On Tuesday, it was announced that the two-time Olympic gold medalist and reigning undisputed middleweight champion of the world will face former world champion Ivana Habazin on Oct. 5, for the vacant WBO women's junior middleweight title at the Dort Federal Event Center in Shields' hometown of Flint, Mich.

The fight was originally slated for Aug. 17, but Shields had to postpone it after tweaking her knee — a minor injury that has healed since. A win and the 24-year-old Shields (9-0, 2 KOs) would become the quickest boxer in the sport’s history — male or female — to become a three-division world champion.

And that’s the part of this equation that makes Shields beam, as she’s getting the chance to further cement her self-proclaimed “Greatest Woman of All Time (GWOAT)” moniker.

“I just know that I want to fight the best and that I want to continue to make history,” Shields says. “Once I’m done boxing, I want people to be able to say ‘She was one of the greatest fighters of all time or I am greatest women’s fighter of all time.’”

Adding a chapter to her boxing history is something that Shields and her team actively pursued when it came to making this fight with Habazin.

“(Vasyl) Lomachenko got his third-division (title) in his 12 fight,” Shields' manager Mark Taffet said. “Claressa is going for the same accomplishment in her 10 fight, so she wants to make history and do that. She’s just checking off everything that’s possible to go down as the Greatest Woman of All Time in boxing.”

Then, there’s considering how Shields is going about doing it.

Typically, when a boxer becomes a multiple-weight champion, he or she does it by moving up in weight. Shields is doing the opposite.

“Claressa started professional boxing at 168 pounds. Not only is she going to win her third weight title, she’s the only person to ever do it by going down in weight every time,” Taffet boasts of what's to come in October. “She was the 168-pound champion, the undisputed 160-pound champion and now she’s going to be the 154-pound champion.

“So, Claressa is showing she’s willing to make the commitment that an athlete of her stature and capabilities should make to create history.”

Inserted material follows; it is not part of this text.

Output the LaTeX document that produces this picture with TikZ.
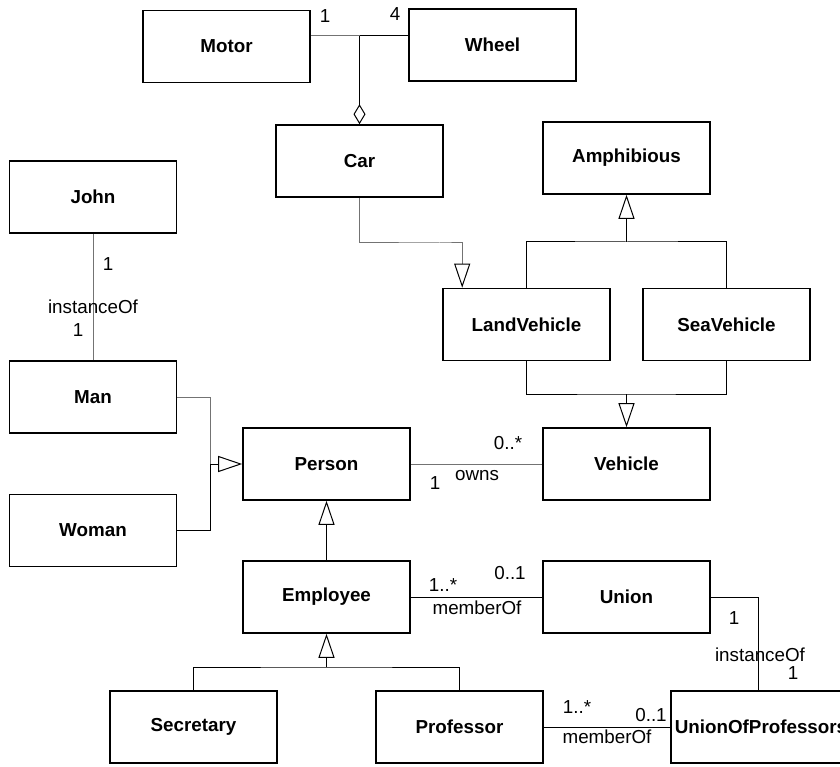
\documentclass[tikz,border=0pt]{standalone}
\usepackage{fontspec}
\setmainfont{Liberation Sans}
\usetikzlibrary{arrows.meta}
\definecolor{linegray}{gray}{0.45}
\tikzset{
  cls/.style={draw, line width=1.6pt, minimum width=167pt, minimum height=72pt,
    inner sep=0pt, font=\fontsize{18.8}{22}\selectfont\bfseries},
  conn/.style={line width=1pt, black},
  soft/.style={line width=1pt, linegray},
  gen/.style={-{Triangle[open, length=24pt, width=16pt, line width=1pt, color=black]}},
  agg/.style={-{Diamond[open, length=20pt, width=12pt, line width=1pt]}},
  lbl/.style={inner sep=0pt, font=\fontsize{18.8}{22}\selectfont}
}
\begin{document}
\begin{tikzpicture}[x=1pt, y=-1pt]
\useasboundingbox (0,0) rectangle (840,767);

% classes
\node[cls] (Motor) at (226.5,46.5) {Motor};
\node[cls] (Wheel) at (492.5,45) {Wheel};
\node[cls] (Car) at (359.5,161) {Car};
\node[cls] (Amphibious) at (626.5,158) {Amphibious};
\node[cls] (John) at (93,197) {John};
\node[cls] (LandVehicle) at (526.5,324.5) {LandVehicle};
\node[cls] (SeaVehicle) at (726.5,324.5) {SeaVehicle};
\node[cls] (Man) at (93,397) {Man};
\node[cls] (Person) at (326.5,464) {Person};
\node[cls] (Vehicle) at (626.5,464) {Vehicle};
\node[cls] (Woman) at (93,530.5) {Woman};
\node[cls] (Employee) at (326.5,597) {Employee};
\node[cls] (Union) at (626.5,597) {Union};
\node[cls] (Secretary) at (193.5,727) {Secretary};
\node[cls] (Professor) at (459.5,727) {Professor};
\node[cls, minimum width=180pt] (UoP) at (761,727) {UnionOfProfessors};

% car aggregation
\coordinate (J) at (359.5,36);
\draw[soft] (Motor.east |- J) -- (J);
\draw[conn] (J) -- (Wheel.west |- J);
\draw[conn, agg] (J) -- (Car.north);
\node[lbl] (m1) at (325,16) {1};
\node[lbl] (w4) at (395,14) {4};

% vehicle hierarchy
\draw[soft, gen] (Car.south) |- (440,243) -| ([xshift=20pt]LandVehicle.north west);
\draw[conn] (LandVehicle.north) |- (626.5,242) -| (SeaVehicle.north);
\draw[conn, gen] (Amphibious.south |- 0,242) -- (Amphibious.south);
\draw[conn] (LandVehicle.south) |- (626.5,394) -| (SeaVehicle.south);
\draw[conn, gen] (Vehicle.north |- 0,394) -- (Vehicle.north);

% John instanceOf Man
\draw[soft] (John.south) -- (Man.north);
\node[lbl] (j1) at (108,264) {1};
\node[lbl] (jinst) at (93,307) {instanceOf};
\node[lbl] (j2) at (78,330) {1};

% Man, Woman -> Person
\coordinate (MW) at (210,464);
\draw[soft] (Man.east) -| (MW);
\draw[conn] (Woman.east) -| (MW);
\draw[conn, gen] (MW) -- (Person.west);

% owns
\draw[soft] (Person.east) -- (Vehicle.west);
\node[lbl] (o1) at (508,443) {0..*};
\node[lbl] (o2) at (477,476) {owns};
\node[lbl] (o3) at (435,483) {1};

% Employee -> Person
\draw[conn, gen] (Employee.north) -- (Person.south);

% Secretary, Professor -> Employee
\draw[conn] (Secretary.north) |- (326.5,667) -| (Professor.north);
\draw[conn, gen] (Employee.south |- 0,667) -- (Employee.south);

% Employee memberOf Union
\draw[conn] (Employee.east) -- (Union.west);
\node[lbl] (e1) at (443,585) {1..*};
\node[lbl] (e2) at (510,573) {0..1};
\node[lbl] (e3) at (477,608) {memberOf};

% UnionOfProfessors instanceOf Union
\draw[conn] (Union.east) -| ([xshift=88pt]UoP.north west);
\node[lbl] (u1) at (734,618) {1};
\node[lbl] (u2) at (760,655) {instanceOf};
\node[lbl] (u3) at (793,673) {1};

% Professor memberOf UnionOfProfessors
\draw[conn] (Professor.east) -- (UoP.west);
\node[lbl] (p1) at (577,707) {1..*};
\node[lbl] (p2) at (651,715) {0..1};
\node[lbl] (p3) at (607,737) {memberOf};
\end{tikzpicture}
\end{document}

Like Shields’ last opponent, Christina Hammer, Habazin (20-3, 7 KOs) will be competing in the United States for the first time, bringing nearly triple the amount of experience than “T-Rex” into the ring.

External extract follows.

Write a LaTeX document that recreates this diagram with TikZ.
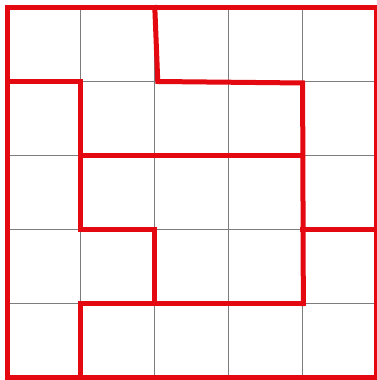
\documentclass[tikz,border=0pt]{standalone}
\definecolor{wallred}{RGB}{228,8,16}
\definecolor{gridgray}{RGB}{125,125,125}
\tikzset{
  gridline/.style={draw=gridgray, line width=0.9pt},
  wall/.style={draw=wallred, line width=5pt, line cap=rect, line join=miter},
}
\begin{document}
\begin{tikzpicture}
\useasboundingbox (0pt,0pt) rectangle (377pt,-380pt);
\fill[white] (0pt,0pt) rectangle (377pt,-380pt);
\begin{scope}[shift={(7pt,-7.5pt)}, x=73.9pt, y=-74pt]
  \foreach \i in {1,...,4} {
    \draw[gridline] (\i,0) -- (\i,5);
    \draw[gridline] (0,\i) -- (5,\i);
  }
  \draw[wall] (0,0) rectangle (5,5);
  \draw[wall] (2,0) -- (2.04,1) -- (4,1.02) -- (4.01,4);
  \draw[wall] (0,1) -- (1,1) -- (1,3) -- (2,3) -- (2,4);
  \draw[wall] (1,5) -- (1,4) -- (4.01,4);
  \draw[wall] (1,2) -- (4,2);
  \draw[wall] (4,3) -- (5,3);
\end{scope}
\end{tikzpicture}
\end{document}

Hammer's experience edge over Shields didn’t stop the latter from pounding her way to a unanimous decision to become just the second woman in boxing history to be crowned an undisputed champion. Cecilia Braekhus was the first and Katie Taylor recently became the third.

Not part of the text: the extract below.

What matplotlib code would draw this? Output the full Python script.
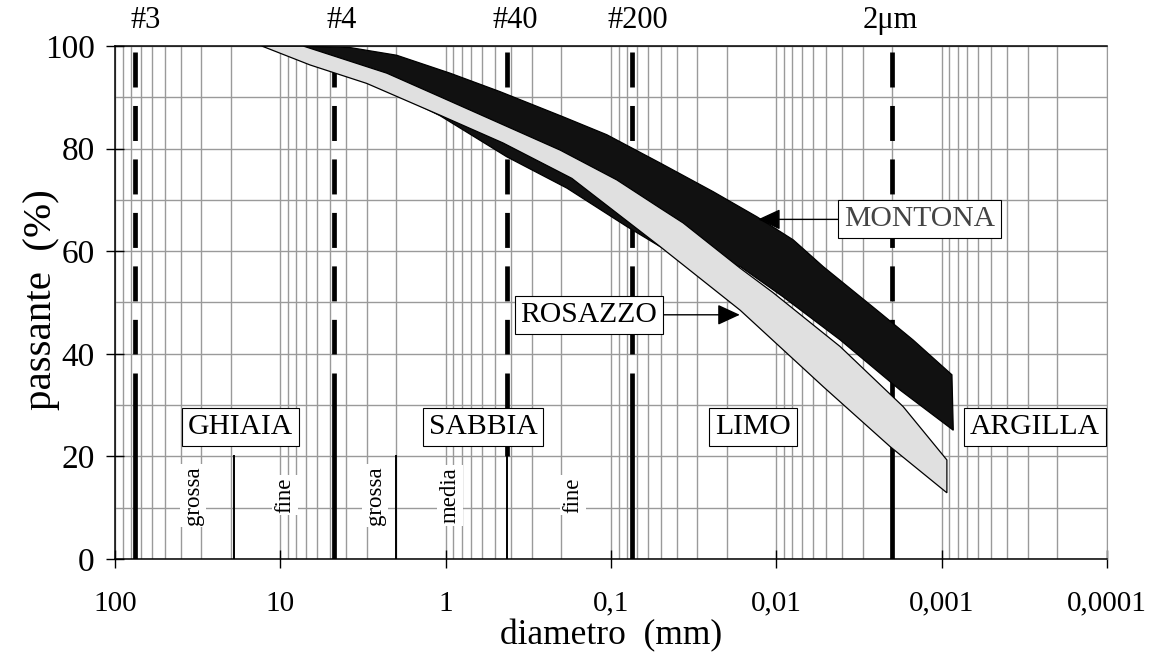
import numpy as np
import matplotlib
matplotlib.use('Agg')
import matplotlib.pyplot as plt
import matplotlib.transforms as mtransforms
from matplotlib.ticker import LogLocator, MultipleLocator, NullFormatter

plt.rcParams['font.family'] = ['Liberation Serif', 'DejaVu Serif']
plt.rcParams['lines.scale_dashes'] = False

# MONTONA band: upper and lower envelope (diametro mm, passante %)
montona_top_d = [8.53, 3.79, 1.98, 0.94, 0.469, 0.195, 0.106, 0.0505, 0.0241,
                 0.0131, 0.0079, 0.00521, 0.00236, 0.00149, 0.000867]
montona_top_p = [100, 99.7, 98.2, 94.7, 91.1, 86.2, 82.7, 77.2, 71.6,
                 66.7, 62.2, 57.0, 48.0, 42.7, 35.9]
montona_bot_d = [0.000851, 0.00178, 0.00411, 0.0091, 0.01656, 0.0505, 0.0802,
                 0.185, 0.427, 1.08, 3.0, 6.61]
montona_bot_p = [25.1, 32.9, 42.7, 51.1, 57.0, 60.9, 64.8,
                 72.3, 78.4, 86.4, 93.5, 97.0]

# ROSAZZO band
rosazzo_top_d = [12.97, 7.29, 2.27, 1.08, 0.203, 0.0923, 0.0505, 0.0366,
                 0.01656, 0.01045, 0.00411, 0.00171, 0.00093]
rosazzo_top_p = [100, 100, 94.7, 90.1, 79.7, 73.9, 68.4, 65.5,
                 56.7, 51.9, 41.4, 29.7, 19.3]
rosazzo_bot_d = [0.00093, 0.00205, 0.00521, 0.01656, 0.0505, 0.1726, 0.45,
                 1.08, 3.0, 6.61]
rosazzo_bot_p = [12.9, 21.9, 33.6, 48.5, 60.9, 74.2, 81.1,
                 86.5, 92.7, 96.3]

# sieves
sieve_names = ['#3', '#4', '#40', '#200', '2\u03bcm']
sieve_d = [76.2, 4.75, 0.425, 0.075, 0.002]
sieve_label_d = [64.9, 4.24, 0.38, 0.0686, 0.00204]
sieve_solid_end = [0, 0, 20, 0, 0]

# sub-class boundaries (0-20 %)
divider_d = [19.0, 2.0, 0.425]

sub_names = ['grossa', 'fine', 'grossa', 'media', 'fine']
sub_d = [33.7, 9.37, 2.67, 0.94, 0.17]

class_names = ['GHIAIA', 'SABBIA', 'LIMO', 'ARGILLA']
class_d = [17.5, 0.594, 0.0138, 0.000272]

xtick_vals = [100, 10, 1, 0.1, 0.01, 0.001, 0.0001]
xtick_labels = ['100', '10', '1', '0,1', '0,01', '0,001', '0,0001']
ytick_vals = [0, 20, 40, 60, 80, 100]

fig, ax = plt.subplots(figsize=(11.57, 6.57), dpi=100)
fig.subplots_adjust(left=0.0994, right=0.9568, bottom=0.1492, top=0.930)

ax.set_xscale('log')
ax.set_xlim(100, 1e-4)
ax.set_ylim(0, 100)

ax.set_xticks(xtick_vals)
ax.set_xticklabels(xtick_labels)
ax.xaxis.set_minor_locator(LogLocator(base=10, subs=np.arange(2, 10), numticks=100))
ax.xaxis.set_minor_formatter(NullFormatter())
ax.set_yticks(ytick_vals)
ax.yaxis.set_minor_locator(MultipleLocator(10))

ax.tick_params(which='major', direction='inout', length=13.5, width=1.0)
ax.tick_params(axis='x', which='major', pad=16, labelsize=21)
ax.tick_params(axis='y', which='major', pad=8, labelsize=24)
ax.tick_params(which='minor', length=0)

ax.set_axisbelow(True)
ax.grid(which='both', color='#9a9a9a', lw=1.0)
for s in ['left', 'bottom', 'top']:
    ax.spines[s].set_linewidth(1.1)
ax.spines['right'].set_color('#9a9a9a')

# sieve lines: dashed above, solid below
for d, end in zip(sieve_d, sieve_solid_end):
    ax.plot([d, d], [98.83, 39.86], color='black', lw=3.4,
            linestyle=(0, (25.2, 13.3)), dash_capstyle='butt', zorder=1.5)
    ax.plot([d, d], [36.26, end], color='black', lw=3.4,
            solid_capstyle='butt', zorder=1.5)

for d in divider_d:
    ax.plot([d, d], [20, 0], color='black', lw=1.4, zorder=1.5)

# bands
ax.fill(montona_top_d + montona_bot_d, montona_top_p + montona_bot_p,
        fc='#111111', ec='black', lw=0.9, zorder=2)
ax.fill(rosazzo_top_d + rosazzo_bot_d, rosazzo_top_p + rosazzo_bot_p,
        fc='#e0e0e0', ec='black', lw=0.9, zorder=2.1)

# labels on top
trans = mtransforms.blended_transform_factory(ax.transData, ax.transAxes)
for name, d in zip(sieve_names, sieve_label_d):
    ax.text(d, 1.05, name, transform=trans, ha='center', va='center',
            fontsize=22)

for name, d in zip(sub_names, sub_d):
    ax.text(d, 12.4, name, rotation=90, ha='center', va='center', fontsize=16.5,
            bbox=dict(boxstyle='square,pad=0.1', fc='white', ec='none'), zorder=3)

for name, d in zip(class_names, class_d):
    ax.text(d, 25.7, name, ha='center', va='center', fontsize=21.3,
            bbox=dict(boxstyle='square,pad=0.2', fc='white', ec='black', lw=0.8),
            zorder=3)

ax.annotate('MONTONA', xy=(0.0129, 66.2), xytext=(0.00136, 66.2),
            ha='center', va='center', fontsize=21.3, color='#444444', zorder=3,
            bbox=dict(boxstyle='square,pad=0.2', fc='white', ec='black', lw=0.8),
            arrowprops=dict(arrowstyle='-|>,head_length=0.65,head_width=0.3',
                            color='black', lw=1.0, shrinkA=0, shrinkB=0))
ax.annotate('ROSAZZO', xy=(0.01664, 47.6), xytext=(0.136, 47.6),
            ha='center', va='center', fontsize=21.3, color='black', zorder=3,
            bbox=dict(boxstyle='square,pad=0.2', fc='white', ec='black', lw=0.8),
            arrowprops=dict(arrowstyle='-|>,head_length=0.65,head_width=0.3',
                            color='black', lw=1.0, shrinkA=0, shrinkB=0))

ax.text(-0.0746, 0.505, 'passante  (%)', transform=ax.transAxes, rotation=90,
        ha='center', va='center', fontsize=29.5)
ax.text(0.5, -0.150, 'diametro  (mm)', transform=ax.transAxes,
        ha='center', va='center', fontsize=25.5)

fig.savefig('out.png', dpi=100)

Entering that fight against Hammer, Shields heard the naysayers’ chatter.

“‘I don’t have enough experience or I’m not good enough and she’s bigger, she’s stronger,’” Shields said. “To hear people say that, that’s how mentally strong I was to keep my head down in camp and grind in knowing that I was doing everything right to get the victory.”

She’s likely to handle any criticism during this promotion with the Croatian Habazin the same way.

If successful, perhaps Shields will go back to trying to make an undisputed vs. undisputed championship fight against Braekhus or make good on trying to sign a two-fight contract with UFC double champion Amanda Nunes. The “GWOAT” has said that she’d be willing to fight Nunes in both a boxing and MMA match.

“We’re going to clash one day,” she promised.

Until then, her charge toward more boxing history continues.